Tragique accident à Saint-Léonard
M. l'abbé Boulinguez, directeur de "La Croix du Pas-de-Calais" écrasé par un tramway
Un terrible accident qui a provoqué en ville, aussitôt connu, la plus vive émotion s’est produit hier soir sur la route de Pont-de-Briques à Boulogne.
Notre confrère M. l’abbé Odilon Boulinguez, directeur de la Croix du Pas-de-Calais et desservant de Saint-Léonard, a été écrasé par un tramway de la Société du Boulonnais, dans les circonstances ci-après.
Le tramway de 5 heures 1-2, complété par une remorque, venait de quitter Pont-de-Briques. Bondés comme toujours à pareille heure le dimanche de promeneurs et de soldats anglais, car et remorque gravissaient lentement la rude montée de Saint-Léonard.
M. Boulinguez qui usait plusieurs fois par jour de ce mode de locomotion, l’attendait au passage pour se rendre à Boulogne.
En retard probablement et craignant de le manquer il sortit précipitamment de chez lui, traversa la route en courant et encore alerte, bien qu’il frisât la soixantaine, il voulut sauter à contre-voie sur le marchepied de la remorque, au milieu de cette dernière.
Malheureusement, l’obscurité était profonde et le terrain, détrempé par la pluie récente, était des plus glissants.
Ébloui sans doute par le phare et les lumières du tramway et glissant sur le macadam humide, l’abbé Boulinguez manqua son coup et, les jambes en avant, fila d’un seul jet sous la remorque lourdement chargée dont les deux roues arrière lui passèrent sur les jambes et le haut du corps. Deux soldats anglais assis au bord de la voiture avaient vainement tenté de retenir le malheureux.

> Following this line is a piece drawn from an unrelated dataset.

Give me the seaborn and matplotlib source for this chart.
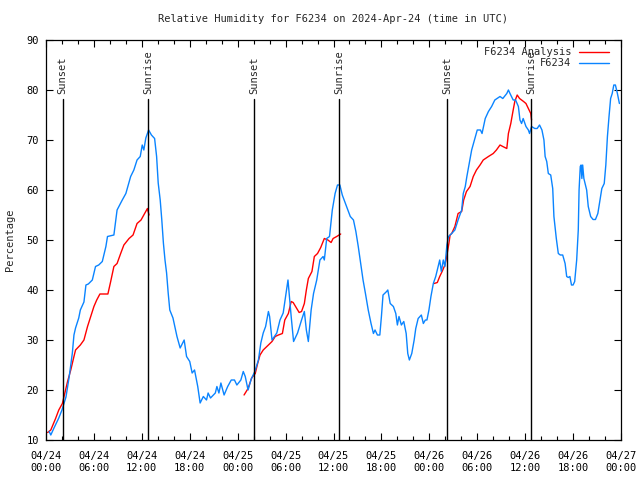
import pandas as pd
import matplotlib
matplotlib.use("Agg")
import matplotlib.pyplot as plt
import matplotlib.dates as mdates
from matplotlib.lines import Line2D
import seaborn as sns

# station F6234, hours after 2024-04-24 00:00 UTC
obs_hours = [0.4, 0.6, 1.0, 1.6, 2.0, 2.5, 2.9, 3.1, 3.3, 3.5, 3.7, 4.1, 4.3, 4.75, 5.0, 5.3, 5.8,
             6.2, 6.6, 7.05, 7.5, 7.7, 8.5, 8.9, 9.55, 10.0, 10.6, 11.0, 11.4, 11.8, 12.05, 12.25,
             12.5, 12.85, 13.2, 13.6, 13.85, 14.05, 14.3, 14.5, 14.7, 14.9, 15.1, 15.3, 15.5, 15.9,
             16.4, 16.8, 17.3, 17.6, 18.0, 18.3, 18.6, 19.0, 19.3, 19.7, 20.1, 20.3, 20.6, 21.2,
             21.4, 21.65, 21.9, 22.3, 22.75, 23.2, 23.6, 23.9, 24.4, 24.7, 24.95, 25.3, 25.7, 26.15,
             26.6, 26.9, 27.2, 27.5, 27.85, 28.0, 28.3, 28.9, 29.3, 29.7, 30.0, 30.3, 30.7, 31.0,
             31.5, 32.0, 32.35, 32.6, 32.85, 33.2, 33.5, 33.9, 34.3, 34.7, 34.85, 35.15, 35.5,
             35.85, 36.2, 36.5, 36.8, 37.1, 37.5, 37.8, 38.1, 38.5, 38.8, 39.1, 39.4, 39.7, 40.0,
             40.35, 40.7, 41.0, 41.2, 41.5, 41.8, 42.0, 42.2, 42.65, 42.8, 43.1, 43.5, 43.8, 44.0,
             44.2, 44.5, 44.8, 45.1, 45.3, 45.5, 45.8, 46.1, 46.3, 46.6, 47.0, 47.25, 47.5, 47.7,
             47.95, 48.2, 48.5, 48.8, 49.1, 49.3, 49.5, 49.75, 49.95, 50.2, 50.4, 50.8, 51.2, 51.6,
             52.05, 52.25, 52.5, 52.7, 53.0, 53.3, 53.7, 54.0, 54.4, 54.6, 55.0, 55.4, 55.8, 56.2,
             56.85, 57.2, 57.7, 57.9, 58.1, 58.5, 58.8, 59.15, 59.35, 59.55, 59.75, 60.1, 60.4,
             60.55, 60.8, 61.2, 61.5, 61.8, 62.1, 62.35, 62.5, 62.7, 62.9, 63.2, 63.45, 63.6, 63.9,
             64.15, 64.4, 64.7, 65.0, 65.2, 65.4, 65.6, 65.8, 66.0, 66.2, 66.45, 66.65, 66.75, 66.9,
             67.0, 67.1, 67.2, 67.35, 67.7, 67.9, 68.2, 68.5, 68.8, 69.1, 69.3, 69.6, 69.9, 70.1,
             70.3, 70.5, 70.7, 70.9, 71.1, 71.3, 71.55, 71.8]
obs_rh = [11.7, 11.0, 12.4, 14.4, 16.0, 18.6, 22.6, 25.0, 27.4, 31.0, 32.4, 34.4, 36.0, 37.6, 41.0,
          41.2, 42.0, 44.7, 45.0, 45.7, 48.7, 50.7, 51.0, 56.0, 58.0, 59.3, 62.7, 64.0, 66.0, 66.7,
          69.0, 68.0, 70.4, 72.0, 71.0, 70.3, 66.7, 61.4, 58.0, 54.0, 49.4, 46.0, 43.4, 39.4, 36.0,
          34.4, 30.7, 28.4, 30.0, 26.7, 25.7, 23.4, 24.0, 20.7, 17.4, 18.7, 18.0, 19.4, 18.4, 19.4,
          20.7, 19.4, 21.4, 19.0, 20.7, 22.0, 22.0, 21.0, 22.0, 23.7, 22.7, 20.0, 22.2, 23.7, 26.0,
          29.4, 31.4, 32.7, 35.7, 34.7, 30.0, 31.4, 34.0, 35.4, 38.7, 42.0, 34.7, 29.7, 31.4, 34.0,
          35.7, 32.0, 29.7, 36.0, 39.3, 42.0, 46.0, 46.7, 46.0, 50.3, 50.7, 56.0, 59.3, 61.0, 61.0,
          59.0, 57.3, 56.0, 54.7, 54.0, 51.7, 48.7, 45.3, 42.0, 39.3, 36.0, 33.3, 31.3, 32.0, 31.0,
          31.0, 34.7, 39.0, 39.7, 40.0, 37.3, 36.7, 35.3, 33.0, 34.7, 33.0, 33.7, 31.3, 27.3, 26.0,
          27.3, 30.0, 32.3, 34.3, 35.0, 33.3, 34.0, 34.0, 36.0, 38.7, 41.3, 42.7, 44.7, 46.0, 43.7,
          46.0, 44.7, 49.0, 50.7, 51.3, 52.0, 54.0, 56.0, 59.3, 60.7, 62.7, 65.3, 68.0, 70.3, 72.0,
          72.0, 71.3, 74.3, 75.7, 76.7, 78.0, 78.7, 78.3, 79.3, 80.0, 79.3, 78.0, 78.0, 76.7, 74.0,
          73.3, 74.3, 72.7, 72.0, 71.3, 72.7, 72.3, 72.3, 73.0, 72.0, 70.0, 66.7, 65.7, 63.3, 63.0,
          60.3, 54.7, 50.3, 47.3, 47.0, 47.0, 45.3, 42.7, 42.5, 42.7, 41.0, 41.0, 41.7, 46.0, 52.0,
          60.0, 64.7, 65.0, 62.3, 65.0, 62.3, 60.0, 56.7, 54.7, 54.1, 54.1, 55.3, 57.3, 60.3, 61.3,
          65.0, 70.7, 74.7, 78.3, 79.3, 81.0, 81.0, 79.3, 77.3]

# analysis, three separate runs
ana_hours = [0.2, 0.6, 1.2, 1.6, 2.05, 2.45, 2.7, 3.1, 3.5, 3.7, 4.3, 4.75, 5.2, 5.6, 6.0, 6.35,
             6.75, 7.75, 8.1, 8.5, 8.9, 9.35, 9.75, 10.4, 10.9, 11.4, 11.9, 12.35, 12.7, 12.9,
             24.8, 25.3, 25.75, 26.2, 26.5, 26.8, 27.2, 27.85, 28.3, 28.7, 29.1, 29.6, 29.9, 30.35,
             30.7, 30.95, 31.25, 31.7, 32.0, 32.35, 32.6, 32.85, 33.3, 33.6, 34.0, 34.4, 34.85,
             35.3, 35.7, 35.95, 36.4, 36.9,
             48.6, 49.0, 49.3, 49.6, 49.95, 50.15, 50.45, 50.6, 50.8, 51.2, 51.6, 52.05, 52.3,
             52.65, 53.1, 53.5, 53.9, 54.35, 54.75, 55.4, 56.0, 56.4, 56.85, 57.2, 57.7, 57.9,
             58.2, 58.5, 58.7, 59.0, 59.3, 59.8, 60.1, 60.4, 60.7, 60.8]
ana_rh = [11.5, 12.0, 14.3, 16.0, 17.3, 20.0, 21.7, 24.0, 26.7, 28.0, 29.0, 30.0, 32.7, 34.7, 36.7,
          38.0, 39.2, 39.2, 41.7, 44.7, 45.3, 47.3, 49.0, 50.3, 51.0, 53.3, 54.0, 55.3, 56.3, 55.0,
          19.0, 20.3, 22.4, 23.3, 25.3, 27.0, 28.0, 29.0, 29.7, 30.7, 31.0, 31.3, 34.0, 35.3, 37.7,
          37.5, 36.7, 35.5, 35.7, 37.3, 40.0, 42.3, 43.7, 46.7, 47.3, 48.5, 50.3, 50.0, 49.5, 50.3,
          50.7, 51.2,
          41.3, 41.5, 42.7, 43.7, 45.0, 46.5, 49.3, 51.0, 51.3, 52.7, 55.3, 55.7, 58.0, 59.7, 60.7,
          62.7, 64.0, 65.0, 66.0, 66.7, 67.3, 68.0, 69.0, 68.7, 68.3, 71.3, 73.3, 76.0, 77.7, 79.0,
          78.3, 77.7, 77.3, 76.3, 75.3, 74.0]
ana_run = [1] * 30 + [2] * 32 + [3] * 36

sun_times = ["2024-04-24 02:05", "2024-04-24 12:48", "2024-04-25 02:05",
             "2024-04-25 12:41", "2024-04-26 02:15", "2024-04-26 12:46"]
sun_labels = ["Sunset", "Sunrise", "Sunset", "Sunrise", "Sunset", "Sunrise"]

start = pd.Timestamp("2024-04-24 00:00")
obs = pd.DataFrame({"time": start + pd.to_timedelta(obs_hours, unit="h"), "rh": obs_rh})
ana = pd.DataFrame({"time": start + pd.to_timedelta(ana_hours, unit="h"), "rh": ana_rh,
                    "run": ana_run})

sns.set_theme(style="ticks", rc={"axes.edgecolor": "black", "axes.linewidth": 0.9,
                                 "xtick.color": "black", "ytick.color": "black"})
plt.rcParams["font.family"] = ["DejaVu Sans Mono"]

fig = plt.figure(figsize=(6.4, 4.8), dpi=100)
ax = fig.add_axes([46 / 640, 40 / 480, 575 / 640, 400 / 480])

sns.lineplot(data=ana, x="time", y="rh", units="run", estimator=None, color="#ff0000",
             linewidth=1.0, ax=ax, legend=False)
sns.lineplot(data=obs, x="time", y="rh", color="#0a84ff", linewidth=1.0, ax=ax, legend=False)

line_top = 78.2
for t, lab in zip(sun_times, sun_labels):
    ts = pd.Timestamp(t)
    ax.axvline(ts, ymin=0, ymax=(line_top - 10) / 80, color="black", linewidth=1.0)
    ax.text(ts, line_top + 1.0, lab, rotation=90, ha="center", va="bottom", fontsize=7.5)

ax.set_xlim(start, pd.Timestamp("2024-04-27 00:00"))
ax.set_ylim(10, 90)
ax.set_yticks(range(10, 91, 10))
ax.xaxis.set_major_locator(mdates.HourLocator(byhour=[0, 6, 12, 18]))
ax.xaxis.set_minor_locator(mdates.HourLocator(byhour=range(0, 24, 2)))
ax.xaxis.set_major_formatter(mdates.DateFormatter("%m/%d\n%H:%M"))
ax.tick_params(which="both", direction="in", top=True, right=True, labelsize=7.5, width=0.8)
ax.tick_params(which="major", length=5)
ax.tick_params(which="minor", length=3)
ax.tick_params(axis="x", pad=8)
ax.tick_params(axis="y", pad=5)

ax.set_xlabel("")
ax.set_ylabel("Percentage", fontsize=7.5, labelpad=8)
ax.set_title("Relative Humidity for F6234 on 2024-Apr-24 (time in UTC)", fontsize=7.5, pad=13)

handles = [Line2D([], [], color="#ff0000", linewidth=1.0),
           Line2D([], [], color="#0a84ff", linewidth=1.0)]
ax.legend(handles, ["F6234 Analysis", "F6234"], loc="upper right",
          bbox_to_anchor=(1 - 5 / 575, 1), frameon=False,
          markerfirst=False, fontsize=7.5, handlelength=2.9, labelspacing=0.1,
          borderaxespad=0.3, handletextpad=0.7)

fig.savefig("out.png", dpi=100)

Au cri d’angoisse indicible proféré par l’infortuné prêtre, la clameur des passagers avait aussitôt répondu. La voiture motrice s’était arrêtée net, la remorque s’étant pour ainsi dire calée sur le corps qu’elle venait de broyer et ayant, par suite, déraillé.
Avec des précautions infinies, on releva l’abbé Boulinguez qui ne donnait plus signe de vie. Une voiture d’ambulance anglaise passait à ce moment. On y déposa le blessé qui respirait encore faiblement et qui fut transporté en toute hâte à l’hôpital Saint-Louis à Boulogne.
Quelques minutes après son arrivée dans l’établissement, l’abbé Boulinguez, administré in extremis par M. l’aumônier Caboche, rendait le dernier soupir. M. le docteur Deseille qui était dans le tramway et qui avait suivi ne put que constater le décès.
Il avait été littéralement broyé par la voiture remorque. Les deux jambes avaient été réduites en bouillie à hauteur des mollets. Les bras et la poitrine étaient dans le même état.
La sœur et la nièce de M. Boulinguez qui habitaient avec lui ont été prévenues avec les plus grands ménagements, du malheur imprévu qui les frappe.
Le corps de leur parent leur sera rendu aujourd’hui dès que les formalités nécessaires au transfert auront été remplies.
Depuis de longues années, l’abbé Boulinguez dirigeait non sans quelque talent le journal La Croix. Comme chez tous les hommes à convictions fortes, sa plume était parfois quelque peu acidulée, mais au point de vue professionnel c’était un confrère d’une parfaite correction. Aussi sa mort tragique ne peut-elle manquer d’être ressentie vivement par tous les membres de la Presse locale.
Pour notre part, nous nous faisons un devoir de présenter à ses parentes éplorées l’expression de nos condoléances les plus confraternelles et les plus attristées.